Exercise goal :: Take the data below and extract the lines from the one with "Recreate this image" to the one with "var height = 540;", inclusive, exactly as written.

Source material ::
* * * * * * * * *
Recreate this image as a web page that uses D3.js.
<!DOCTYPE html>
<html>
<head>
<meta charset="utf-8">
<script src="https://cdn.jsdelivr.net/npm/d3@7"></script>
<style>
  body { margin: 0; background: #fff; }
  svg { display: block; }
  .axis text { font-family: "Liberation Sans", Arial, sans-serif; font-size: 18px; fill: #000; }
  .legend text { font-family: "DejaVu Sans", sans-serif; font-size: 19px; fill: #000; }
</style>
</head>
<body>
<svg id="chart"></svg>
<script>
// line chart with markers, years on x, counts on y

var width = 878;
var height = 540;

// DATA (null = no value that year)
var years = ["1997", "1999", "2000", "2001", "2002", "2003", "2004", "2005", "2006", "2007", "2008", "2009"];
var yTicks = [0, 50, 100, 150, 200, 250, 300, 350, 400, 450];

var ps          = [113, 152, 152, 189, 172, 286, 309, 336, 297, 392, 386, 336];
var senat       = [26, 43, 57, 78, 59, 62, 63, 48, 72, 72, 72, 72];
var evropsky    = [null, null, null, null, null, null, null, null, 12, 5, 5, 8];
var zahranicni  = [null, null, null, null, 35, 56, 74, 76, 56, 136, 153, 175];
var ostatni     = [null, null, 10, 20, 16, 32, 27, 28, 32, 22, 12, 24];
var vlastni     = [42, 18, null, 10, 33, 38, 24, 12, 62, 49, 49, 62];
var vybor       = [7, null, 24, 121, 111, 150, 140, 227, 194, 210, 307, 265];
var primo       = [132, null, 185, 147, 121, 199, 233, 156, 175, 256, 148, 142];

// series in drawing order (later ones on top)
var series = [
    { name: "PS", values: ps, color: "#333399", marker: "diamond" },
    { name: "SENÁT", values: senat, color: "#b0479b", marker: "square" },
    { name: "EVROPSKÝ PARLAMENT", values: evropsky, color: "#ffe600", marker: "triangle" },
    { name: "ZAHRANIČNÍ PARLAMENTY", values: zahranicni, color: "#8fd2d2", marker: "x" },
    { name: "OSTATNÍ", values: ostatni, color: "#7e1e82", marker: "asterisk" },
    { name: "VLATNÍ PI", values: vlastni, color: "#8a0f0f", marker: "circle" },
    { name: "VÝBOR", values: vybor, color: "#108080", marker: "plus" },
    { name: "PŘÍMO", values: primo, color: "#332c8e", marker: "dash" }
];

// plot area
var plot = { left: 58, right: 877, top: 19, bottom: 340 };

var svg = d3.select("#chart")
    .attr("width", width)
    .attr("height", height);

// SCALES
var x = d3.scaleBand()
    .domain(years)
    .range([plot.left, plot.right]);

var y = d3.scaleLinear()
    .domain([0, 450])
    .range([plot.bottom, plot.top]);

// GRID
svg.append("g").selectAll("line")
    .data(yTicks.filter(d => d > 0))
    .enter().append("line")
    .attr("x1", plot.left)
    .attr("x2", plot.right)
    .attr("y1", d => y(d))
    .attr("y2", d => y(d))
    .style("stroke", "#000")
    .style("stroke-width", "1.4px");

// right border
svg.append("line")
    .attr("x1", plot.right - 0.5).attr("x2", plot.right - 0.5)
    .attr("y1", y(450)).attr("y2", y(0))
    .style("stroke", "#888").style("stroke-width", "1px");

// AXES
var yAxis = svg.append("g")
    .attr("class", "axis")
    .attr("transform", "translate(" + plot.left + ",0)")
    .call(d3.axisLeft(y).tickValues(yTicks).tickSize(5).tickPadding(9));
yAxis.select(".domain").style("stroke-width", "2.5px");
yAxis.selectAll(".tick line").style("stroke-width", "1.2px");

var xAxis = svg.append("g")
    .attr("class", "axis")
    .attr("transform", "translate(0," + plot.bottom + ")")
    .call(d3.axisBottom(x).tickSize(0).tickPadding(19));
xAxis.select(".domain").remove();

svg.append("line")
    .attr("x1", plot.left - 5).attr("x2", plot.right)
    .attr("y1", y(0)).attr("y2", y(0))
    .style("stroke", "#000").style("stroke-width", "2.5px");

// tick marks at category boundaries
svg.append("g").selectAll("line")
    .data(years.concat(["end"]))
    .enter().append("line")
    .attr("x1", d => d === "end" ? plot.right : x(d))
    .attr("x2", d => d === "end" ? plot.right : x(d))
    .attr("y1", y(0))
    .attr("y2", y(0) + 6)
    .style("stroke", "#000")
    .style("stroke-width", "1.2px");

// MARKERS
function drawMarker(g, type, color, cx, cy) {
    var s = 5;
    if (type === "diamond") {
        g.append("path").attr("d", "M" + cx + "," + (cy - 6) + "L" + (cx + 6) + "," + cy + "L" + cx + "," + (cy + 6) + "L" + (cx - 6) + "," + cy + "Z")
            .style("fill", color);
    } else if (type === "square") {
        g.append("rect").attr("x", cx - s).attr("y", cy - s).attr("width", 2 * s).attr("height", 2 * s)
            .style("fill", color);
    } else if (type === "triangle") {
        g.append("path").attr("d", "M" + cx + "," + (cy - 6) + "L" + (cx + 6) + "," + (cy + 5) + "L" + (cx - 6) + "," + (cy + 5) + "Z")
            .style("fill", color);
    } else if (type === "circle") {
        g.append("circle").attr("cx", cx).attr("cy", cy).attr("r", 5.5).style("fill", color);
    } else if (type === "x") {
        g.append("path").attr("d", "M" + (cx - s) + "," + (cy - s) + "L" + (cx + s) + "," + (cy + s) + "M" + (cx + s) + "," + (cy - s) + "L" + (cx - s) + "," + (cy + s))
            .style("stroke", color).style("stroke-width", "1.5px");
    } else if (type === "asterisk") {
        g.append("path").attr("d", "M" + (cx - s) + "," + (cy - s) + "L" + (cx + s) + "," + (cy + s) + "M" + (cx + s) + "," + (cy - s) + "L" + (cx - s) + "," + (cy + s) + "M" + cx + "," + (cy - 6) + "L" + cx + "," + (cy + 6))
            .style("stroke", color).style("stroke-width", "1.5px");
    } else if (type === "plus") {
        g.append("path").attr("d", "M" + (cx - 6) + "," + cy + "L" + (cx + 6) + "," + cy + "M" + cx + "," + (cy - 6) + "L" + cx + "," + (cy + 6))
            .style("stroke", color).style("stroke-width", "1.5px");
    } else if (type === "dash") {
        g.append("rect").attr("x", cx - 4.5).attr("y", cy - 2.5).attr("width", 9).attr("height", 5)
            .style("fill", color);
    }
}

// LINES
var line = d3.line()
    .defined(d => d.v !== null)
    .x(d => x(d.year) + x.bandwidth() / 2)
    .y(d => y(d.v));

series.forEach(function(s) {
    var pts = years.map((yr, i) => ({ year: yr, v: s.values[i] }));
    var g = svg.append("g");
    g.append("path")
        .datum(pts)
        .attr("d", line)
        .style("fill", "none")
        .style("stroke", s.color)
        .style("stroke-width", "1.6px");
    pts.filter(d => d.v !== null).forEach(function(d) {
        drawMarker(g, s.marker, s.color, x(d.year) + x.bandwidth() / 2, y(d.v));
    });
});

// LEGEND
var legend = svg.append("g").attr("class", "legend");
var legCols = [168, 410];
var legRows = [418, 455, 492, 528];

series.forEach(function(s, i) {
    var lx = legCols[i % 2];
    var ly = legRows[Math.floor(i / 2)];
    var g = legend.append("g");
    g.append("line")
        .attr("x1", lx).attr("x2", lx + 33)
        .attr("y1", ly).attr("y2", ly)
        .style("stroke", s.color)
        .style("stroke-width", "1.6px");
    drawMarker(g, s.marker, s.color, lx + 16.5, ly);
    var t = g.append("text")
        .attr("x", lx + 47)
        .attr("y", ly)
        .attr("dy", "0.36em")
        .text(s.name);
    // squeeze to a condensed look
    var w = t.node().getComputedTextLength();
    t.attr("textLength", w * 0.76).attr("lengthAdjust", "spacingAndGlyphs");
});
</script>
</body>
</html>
* * * * * * * * *
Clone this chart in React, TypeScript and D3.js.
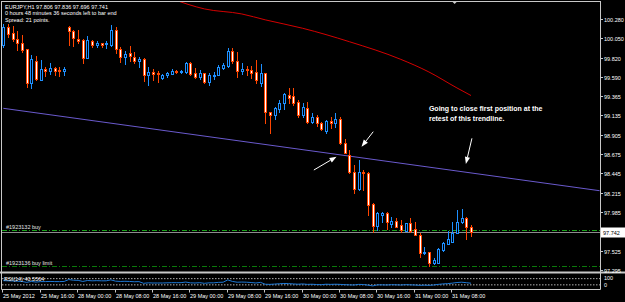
* * * * * * * * *
Full output ::
Recreate this image as a web page that uses D3.js.
<!DOCTYPE html>
<html>
<head>
<meta charset="utf-8">
<script src="https://cdn.jsdelivr.net/npm/d3@7"></script>
<style>
  body { margin: 0; background: #fff; }
  svg { display: block; }
  .axis text { font-family: "Liberation Sans", Arial, sans-serif; font-size: 18px; fill: #000; }
  .legend text { font-family: "DejaVu Sans", sans-serif; font-size: 19px; fill: #000; }
</style>
</head>
<body>
<svg id="chart"></svg>
<script>
// line chart with markers, years on x, counts on y

var width = 878;
var height = 540;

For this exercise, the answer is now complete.